E il pubblico americano, sarà in grado di seguirlo? “L’80% degli americani non saprebbe indicare l’Iraq su una mappa. E si suppone che se invadi un Paese dovresti prima accertarti che la maggioranza della popolazione sappia almeno dove è! Quindi non mi stupisco di niente. Viviamo in un sistema che spinge all’ignoranza, che la incoraggia fin dalla scuola, e in una società in cui la stampa non fa il suo lavoro, perchè gli introiti della pubblicità vengono prima dei lettori”.

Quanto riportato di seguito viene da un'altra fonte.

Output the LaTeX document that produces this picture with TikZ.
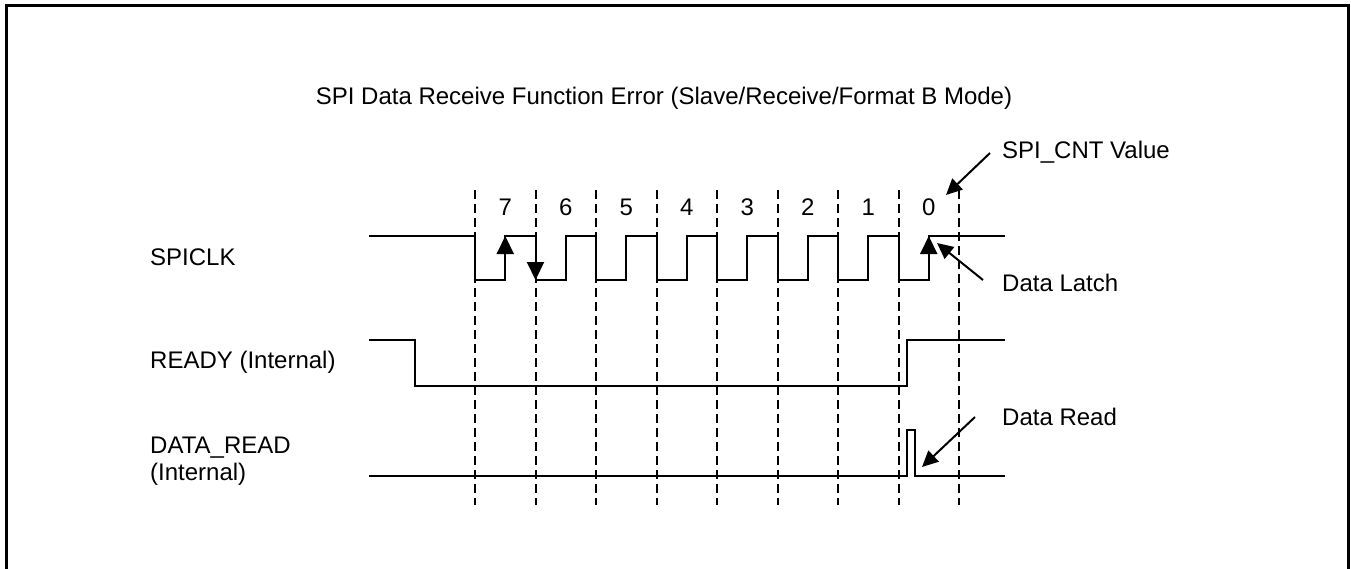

Non risparmia nessuno dunque Moore? Qualcuno si: gli americani vittime del capitalismo, che “hanno premiato Obama sempre più, man mano che lo accusavano di essere socialista”. Un film che deve suonare come un avvertimento anche per l’Europa, ha sottolineato il regista: “Avete sofferto qui come noi in America. E sappiate che più seguirete questi comportamenti, peggio troverete la vostra società. In Italia poi, avete questo leader pazzo conservatore, Mister Berlusconi….”, dice strappando l’ennesimo applauso in sala.

Capitalism: a love story” comincia con un montaggio parallelo in cui si racconta l’Impero romano, si vede l’America di oggi. Ma la vera sorpresa è nei titoli di coda, che scorrono sull’arrangiamento jazz di una musica che dopo una manciata di note si rivela l’Internazionale.